What a time it was, to be a Detroit sports fan in triple-title 1936

June 03, 2019, 1:11 PM


Hammerin' Hank Greenberg, Tigers first baseman

Sports dynasties come and go, but having three sports dynasties reigning simultaneously as champions of their respective leagues is an honor that is Detroit's alone, and one that has stood since 1936. That's when the Red Wings, Tigers and Lions held the Stanley Cup, World Series and NFL championships. 

In a warmly nostalgic feature that Detroit sports fans should love, The New York Times reports what a special time that was. In the depths of the Depression, it was one moment the entire city could truly enjoy together, even if the banquet was for the swells only:

On Saturday evening, April 18, 1936, limousines chauffeuring a parade of stars arrived at the majestic Masonic Temple. There were Tigers, Lions and Red Wings aplenty, as well as the boxer Joe Louis, the boat racer Gar Wood, the Olympians Eddie Tolan and Dick Degener, the golfer Walter Hagen and dozens of other conquering athletic heroes.

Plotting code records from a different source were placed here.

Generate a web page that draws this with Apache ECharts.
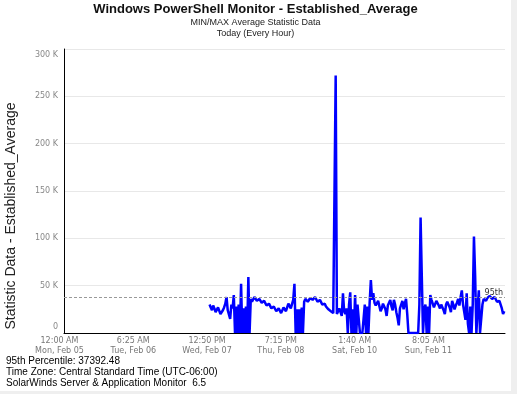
<!DOCTYPE html>
<html>
<head>
<meta charset="utf-8">
<script src="https://cdn.jsdelivr.net/npm/echarts@6/dist/echarts.min.js"></script>
<style>
html,body{margin:0;padding:0;background:#efefef;}
#c{width:511px;height:391px;background:#fff;}
</style>
</head>
<body>
<div id="c"></div>
<script>
// Hours since Mon Feb 05 12:00 AM; one sample every half hour
const startHour = 60;
const stepHours = 0.5;
// Established_Average values, in thousands (K): each pair = [h:00, h:30]
const values = [
  30,27, 24,29, 26,22, 21,27, 25,20, 19,24, 27,31, 38,24, 22,15, 30,26,
  40,0, 28,0, 30,0, 52,0, 26,0, 28,0, 59,0, 36,33, 34,38, 37,34,
  33,36, 35,32, 31,34, 33,29, 28,31, 30,26, 25,28, 27,23, 23,26, 25,21,
  22,27, 26,23, 24,31, 30,26, 27,35, 52,0, 25,0, 25,0, 27,0, 33,36,
  36,33, 34,37, 38,35, 35,38, 37,33, 34,35, 33,30, 30,31, 28,26, 25,27,
  23,24, 21,20, 272,20, 22,26, 25,18, 42,23, 20,26, 0,30, 43,0, 25,0,
  40,0, 30,32, 0,0, 0,0, 30,0, 28,0, 32,56, 35,42, 32,29, 28,34,
  33,23, 26,31, 30,25, 18,29, 31,35, 28,24, 35,30, 22,16, 8,26, 30,34,
  25,31, 36,20, 0,0, 0,0, 0,0, 0,0, 0,30, 122,60, 0,25, 30,0,
  28,0, 40,35, 33,27, 28,34, 33,29, 26,30, 31,24, 20,30, 33,35, 27,22,
  34,30, 25,29, 32,36, 29,38, 45,30, 22,14, 42,10, 0,28, 0,30, 102,60,
  0,25, 45,0, 0,30, 36,38, 34,37, 37,39, 38,36, 35,38, 36,33, 33,34,
  30,26, 20,23
];
const percentile95 = 37392.48;
// x tick positions (hours since Feb 05 00:00) and their labels
const tickHours = [0, 30.41667, 60.83333, 91.25, 121.66667, 152.08333];
const tickTimes = ['12:00 AM', '6:25 AM', '12:50 PM', '7:15 PM', '1:40 AM', '8:05 AM'];
const tickDays = ['Mon, Feb 05', 'Tue, Feb 06', 'Wed, Feb 07', 'Thu, Feb 08', 'Sat, Feb 10', 'Sun, Feb 11'];

const seriesData = values.map((v, i) => [startHour + i * stepHours, v]);

const chart = echarts.init(document.getElementById('c'), null, {renderer: 'canvas'});
chart.setOption({
  animation: false,
  backgroundColor: '#ffffff',
  grid: {left: 64, top: 49, right: 6, bottom: 58, containLabel: false, outerBoundsMode: 'none'},
  xAxis: {
    type: 'value',
    min: 0,
    max: 181.8,
    axisLine: {show: true, onZero: false, lineStyle: {color: '#000', width: 1}},
    axisTick: {show: false},
    splitLine: {show: false},
    axisLabel: {
      customValues: tickHours,
      color: '#777',
      fontFamily: 'DejaVu Sans',
      fontSize: 8,
      lineHeight: 10,
      margin: 3,
      padding: [0, 9, 0, 0],
      hideOverlap: false,
      showMinLabel: true,
      formatter: function (v) {
        let idx = 0, best = 1e9;
        tickHours.forEach((t, i) => { if (Math.abs(t - v) < best) { best = Math.abs(t - v); idx = i; } });
        return tickTimes[idx] + '\n' + tickDays[idx];
      }
    }
  },
  yAxis: {
    type: 'value',
    min: 0,
    max: 300,
    interval: 50,
    axisLine: {show: true, onZero: false, lineStyle: {color: '#000', width: 1}},
    axisTick: {show: false},
    splitLine: {show: true, lineStyle: {color: '#e8e8e8', width: 1}},
    axisLabel: {
      color: '#888',
      fontFamily: 'DejaVu Sans',
      fontSize: 8,
      margin: 6,
      formatter: function (v) {
        if (v === 0) return '{b|0}';
        if (v === 300) return '{t|300 K}';
        return v + ' K';
      },
      rich: {
        t: {padding: [12, 0, 0, 0], color: '#888', fontFamily: 'DejaVu Sans', fontSize: 8},
        b: {padding: [0, 0, 12, 0], color: '#888', fontFamily: 'DejaVu Sans', fontSize: 8}
      }
    }
  },
  series: [{
    type: 'line',
    data: seriesData,
    showSymbol: false,
    symbol: 'none',
    lineStyle: {color: '#0000ff', width: 2.5},
    itemStyle: {color: '#0000ff'},
    markLine: {
      silent: true,
      symbol: 'none',
      lineStyle: {color: '#999', type: [3, 2], width: 1},
      label: {
        show: true,
        position: 'insideEndTop',
        formatter: '95th',
        color: '#333',
        fontFamily: 'DejaVu Sans',
        fontSize: 8,
        distance: [2, 1]
      },
      data: [{yAxis: percentile95 / 1000}]
    }
  }],
  graphic: [
    {type: 'text', left: 'center', top: 3, style: {text: 'Windows PowerShell Monitor - Established_Average', font: 'bold 13px "Liberation Sans", Arial, sans-serif', fill: '#111'}},
    {type: 'text', left: 'center', top: 18, style: {text: 'MIN/MAX Average Statistic Data', font: '9px "Liberation Sans", Arial, sans-serif', fill: '#222'}},
    {type: 'text', left: 'center', top: 29, style: {text: 'Today (Every Hour)', font: '9px "Liberation Sans", Arial, sans-serif', fill: '#222'}},
    {type: 'text', x: 11, y: 216, rotation: Math.PI / 2, style: {text: 'Statistic Data - Established_Average', font: '14px "Liberation Sans", Arial, sans-serif', fill: '#222', textAlign: 'center', textVerticalAlign: 'middle'}},
    {type: 'text', x: 6, y: 361, style: {text: '95th Percentile: 37392.48', font: '10px "Liberation Sans", Arial, sans-serif', fill: '#000', textVerticalAlign: 'middle'}},
    {type: 'text', x: 6, y: 372, style: {text: 'Time Zone: Central Standard Time (UTC-06:00)', font: '10px "Liberation Sans", Arial, sans-serif', fill: '#000', textVerticalAlign: 'middle'}},
    {type: 'text', x: 6, y: 383, style: {text: 'SolarWinds Server & Application Monitor  6.5', font: '10px "Liberation Sans", Arial, sans-serif', fill: '#000', textVerticalAlign: 'middle'}}
  ]
});
</script>
</body>
</html>
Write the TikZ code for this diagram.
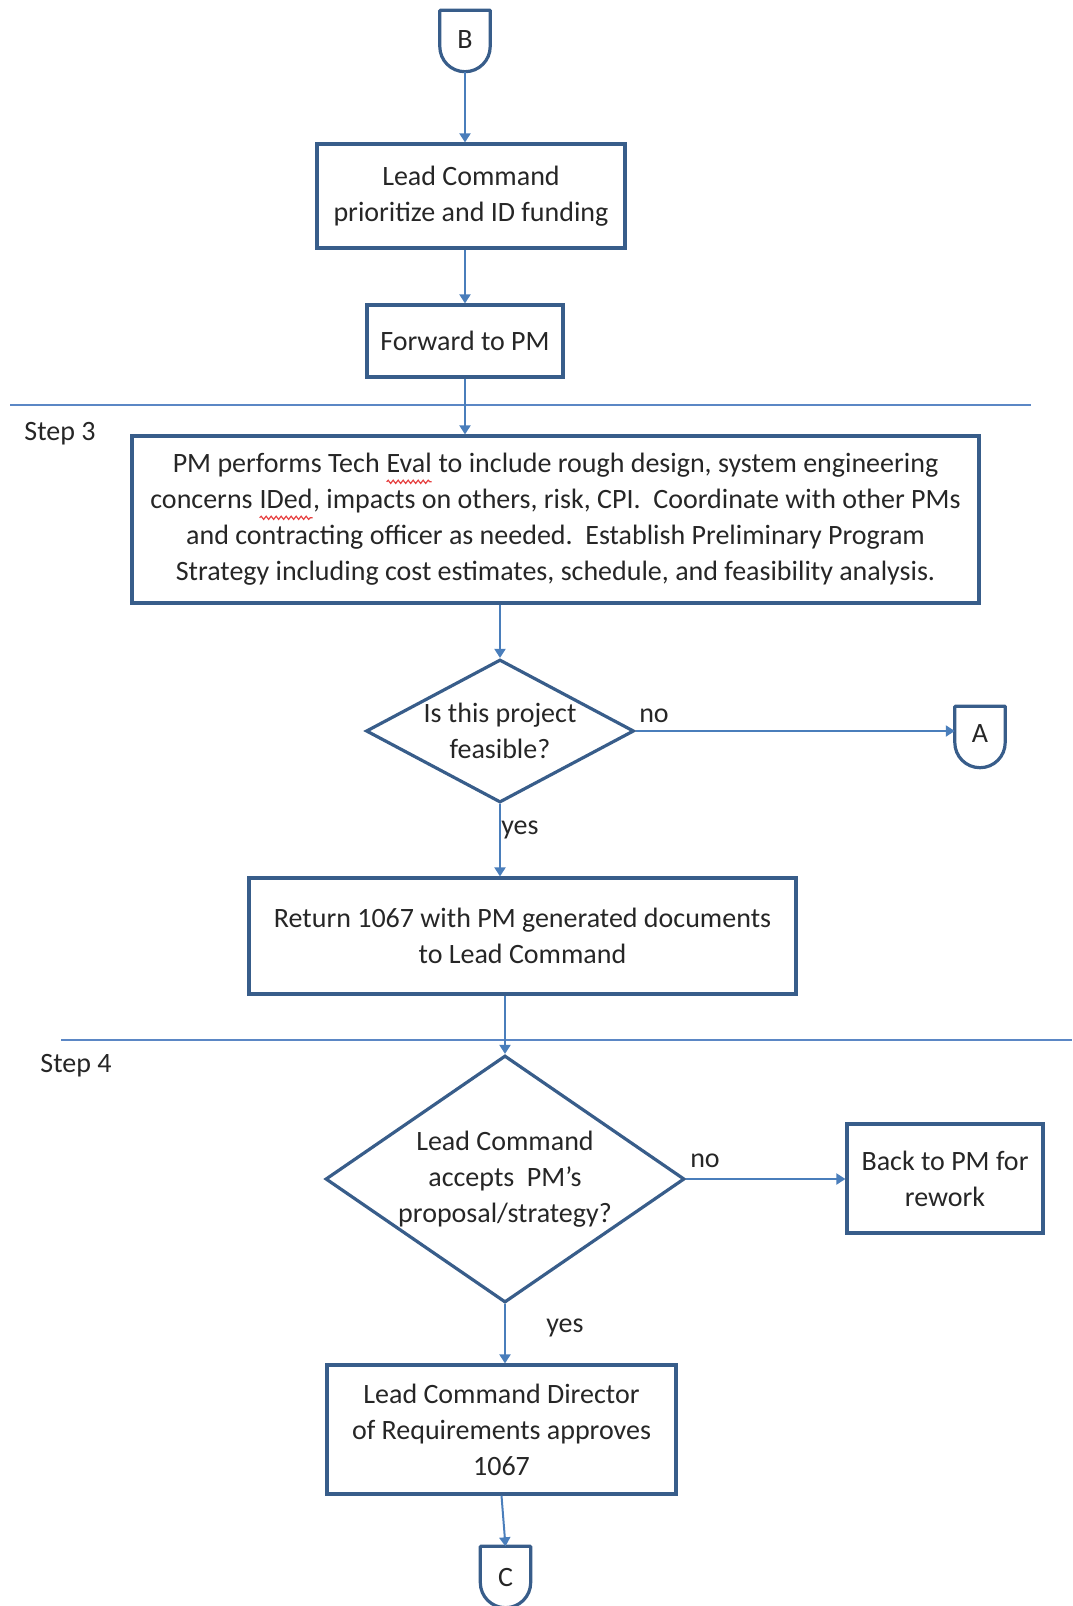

That would have been something to see. April 18 had been designated "Champions Day," by order of Gov. Frank Fitzgerald. The Times notes:

While sports as a salve for societal problems is surely overstated, Detroit’s teams provided a needed jolt of optimism and a dose of escapism.

It helped that instead of the usual bunch of millionaires with an eye to the next trade, Detroit's teams had some real, shall we say, individuals in the lineup. Here were the Tigers:

The baseball team featured a Hollywood-worthy cast: a talisman-worshiping son of a onetime trapeze artist; a bench warmer who subsisted on bananas and doughnuts; and a 155-pound pitcher named for both a founding father and a Confederate president — Thomas Jefferson Davis Bridges. They were sons of miners, doctors and tobacco farmers, and they came from Dixie, Jersey, Texas and Michigan, from privilege and poverty. College fraternity brothers, elementary school dropouts and even a raised-by-the-streets orphan, they were whiskey guzzlers and teetotalers. Most smoked. Some liked to brawl, and some kept to themselves. Among them were Methodists, Baptists, Catholics, Lutherans, a Quaker, a Jew, and possibly an atheist or two.

("Thomas Jefferson Davis Bridges" -- now there's a hipster tattoo.)

Bud Shaver, a Detroit Times columnist, observed, “A citizen of Rome, howling for Caesar when Julius was fighting at his best weight, couldn’t feel a fiercer pride in his hometown.”

It's a great read, capturing a city that was only temporarily knocked down after the boom times of the 1920s. 

And what's the reason for running such a story now? Because for the first time since 1936, a city is threatening to join Detroit on the top of that particular mountain -- Boston.